Il reste encore beaucoup à faire pour que le peuple arrive à comprendre le véritable sens que doit avoir le mot égalité. Il porte ce sentiment dans ses instincts, il vibre quand on lui en parle, mais il ne sait pas encore se représenter sa portée sociale. S'il connaît ce mot, il ne comprend pas tout ce qu'il doit permettre de réaliser. Les siècles d'asservissement qu'il a subis lui ont tellement inculqué l'idée de soumission, de résignation, de dégradation, de renoncement à sa personnalité, qu'il doute de lui lorsqu'il se compare à ses maîtres, qu'il doute qu'il puisse être vraiment autant que l'un quelconque d'entre eux. Ceux-ci lui en imposent trop par leur richesse, leur morgue, leur orgueil, leur train de vie, leurs beaux habits, leur luxe, leurs châteaux.
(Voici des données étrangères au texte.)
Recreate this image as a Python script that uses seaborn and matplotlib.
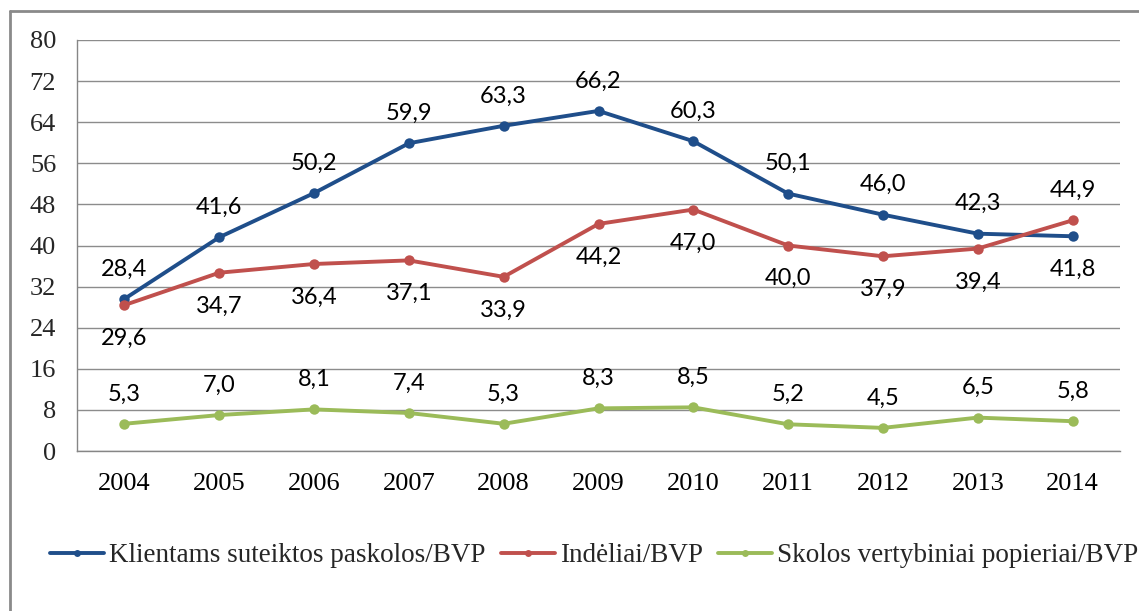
import matplotlib
matplotlib.use("Agg")
import matplotlib.pyplot as plt
import seaborn as sns
import pandas as pd
from matplotlib.lines import Line2D
from matplotlib.ticker import FixedLocator, NullFormatter

years = [2004, 2005, 2006, 2007, 2008, 2009, 2010, 2011, 2012, 2013, 2014]
loans = [29.6, 41.6, 50.2, 59.9, 63.3, 66.2, 60.3, 50.1, 46.0, 42.3, 41.8]
deposits = [28.4, 34.7, 36.4, 37.1, 33.9, 44.2, 47.0, 40.0, 37.9, 39.4, 44.9]
securities = [5.3, 7.0, 8.1, 7.4, 5.3, 8.3, 8.5, 5.2, 4.5, 6.5, 5.8]

loans_labels = ["28,4", "41,6", "50,2", "59,9", "63,3", "66,2", "60,3", "50,1", "46,0", "42,3", "41,8"]
deposits_labels = ["29,6", "34,7", "36,4", "37,1", "33,9", "44,2", "47,0", "40,0", "37,9", "39,4", "44,9"]
securities_labels = ["5,3", "7,0", "8,1", "7,4", "5,3", "8,3", "8,5", "5,2", "4,5", "6,5", "5,8"]

series_names = ["Klientams suteiktos paskolos/BVP", "Indėliai/BVP", "Skolos vertybiniai popieriai/BVP"]
colors = ["#1F4E8A", "#C0504D", "#9BBB59"]
y_ticks = [0, 8, 16, 24, 32, 40, 48, 56, 64, 72, 80]

df = pd.DataFrame({
    "year": years * 3,
    "value": loans + deposits + securities,
    "series": [series_names[0]] * 11 + [series_names[1]] * 11 + [series_names[2]] * 11,
})

sns.set_style("white")
plt.rcParams["font.family"] = ["Liberation Serif", "DejaVu Serif"]

fig = plt.figure(figsize=(11.39, 6.11), dpi=100)
ax = fig.add_axes([77 / 1139, 1 - 451 / 611, (1120 - 77) / 1139, (451 - 40) / 611])

sns.lineplot(data=df, x="year", y="value", hue="series", hue_order=series_names,
             palette=colors, marker="o", markersize=7.5, markeredgewidth=0,
             linewidth=2.8, ax=ax, legend=False, zorder=3)

ax.set_xlim(2003.5, 2014.5)
ax.set_ylim(0, 80)
ax.set_yticks(y_ticks)
ax.set_xticks(years)
ax.set_xticklabels([str(y) for y in years])
ax.xaxis.set_minor_locator(FixedLocator([y + 0.5 for y in range(2003, 2015)]))
ax.xaxis.set_minor_formatter(NullFormatter())
ax.tick_params(axis="x", which="major", length=0, pad=16, labelsize=19, colors="#000000")
ax.tick_params(axis="x", which="minor", length=8, width=1, color="#868686", direction="out")
ax.tick_params(axis="y", which="major", length=8, width=1, color="#868686", direction="out",
               pad=7, labelsize=19)
ax.grid(axis="y", color="#8C8C8C", linewidth=1)
ax.set_axisbelow(True)
for s in ["top", "right"]:
    ax.spines[s].set_visible(False)
for s in ["left", "bottom"]:
    ax.spines[s].set_color("#868686")
    ax.spines[s].set_linewidth(1)
ax.set_xlabel("")
ax.set_ylabel("")

def annotate(vals, labels, offsets):
    for x, v, lab, off in zip(years, vals, labels, offsets):
        ax.annotate(lab, (x, v), xytext=(0, off), textcoords="offset points",
                    ha="center", va="center", fontsize=17, color="#000000", zorder=5,
                    family=["Lato", "DejaVu Sans"])

up, down = 21.5, -24
annotate(loans, loans_labels, [up] * 10 + [down])
annotate(deposits, deposits_labels, [down] * 10 + [up])
annotate(securities, securities_labels, [up] * 11)

handles = [Line2D([0], [0], color=c, lw=2.8, marker="o", markersize=5, markeredgewidth=0)
           for c in colors]
fig.legend(handles, series_names, loc="center", bbox_to_anchor=(0.5215, 1 - 556 / 611),
           ncol=3, frameon=False, fontsize=19.5, handlelength=2.0, handletextpad=0.18,
           columnspacing=0.55, borderpad=0, borderaxespad=0)

# outer chart border (top and left visible)
fig.add_artist(Line2D([10 / 1139, 1.0], [1 - 11 / 611, 1 - 11 / 611], color="#8A8A8A", lw=2,
                      transform=fig.transFigure))
fig.add_artist(Line2D([10 / 1139, 10 / 1139], [1 - 11 / 611, 0.0], color="#8A8A8A", lw=2,
                      transform=fig.transFigure))

fig.savefig("out.png", dpi=100)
Il aime l'égalité, mais ne peut arriver à la concevoir entière, complète, totale. Comme une lumière trop vive pour lui, il ne peut en supporter l'éclat. Il ne peut encore en voyant un riche, un chef, un maître, un gouvernant, se pénétrer à fond de cette idée : « Je suis autant que cet homme, il n'est pas plus que moi! » Cela dépasse ses capacités actuelles, malgré qu'il lui vienne parfois cette réflexion : « Et pourtant cet homme est fait de chair et d'os comme moi, il est soumis aux mêmes lois naturelles, etc. ». Mais il lui manque la force nécessaire pour se dresser face à face et lui dire : « Tu n'es pas plus que moi! J'ai autant que toi droit à la vie! »

Développons chez tous les asservis, les opprimés, le sentiment d'égalité devant la vie, d'égalité devant le buffet, faisons-leur prendre conscience de leur personnalité, élevons leur dignité, incitons-les à ne plus se courber, à ne plus s'humilier devant l'arrogance des grands ; il viendra un jour où ils se redresseront, ils s'apercevront alors immédiatement que, comme l'a si bien dit La Boétie, les riches et les maîtres ne sont grands que lorsque les pauvres et les opprimés se mettent à genoux devant eux. Le sentiment d'égalité fera alors un tel progrès dans leur cerveau qu'il deviendra une force agissante irrésistible et permettra de faire table rase de la société actuelle et de toutes ses misères, pour instaurer enfin le régime égalitaire où tous les êtres humains pourront jouir pleinement de l'existence.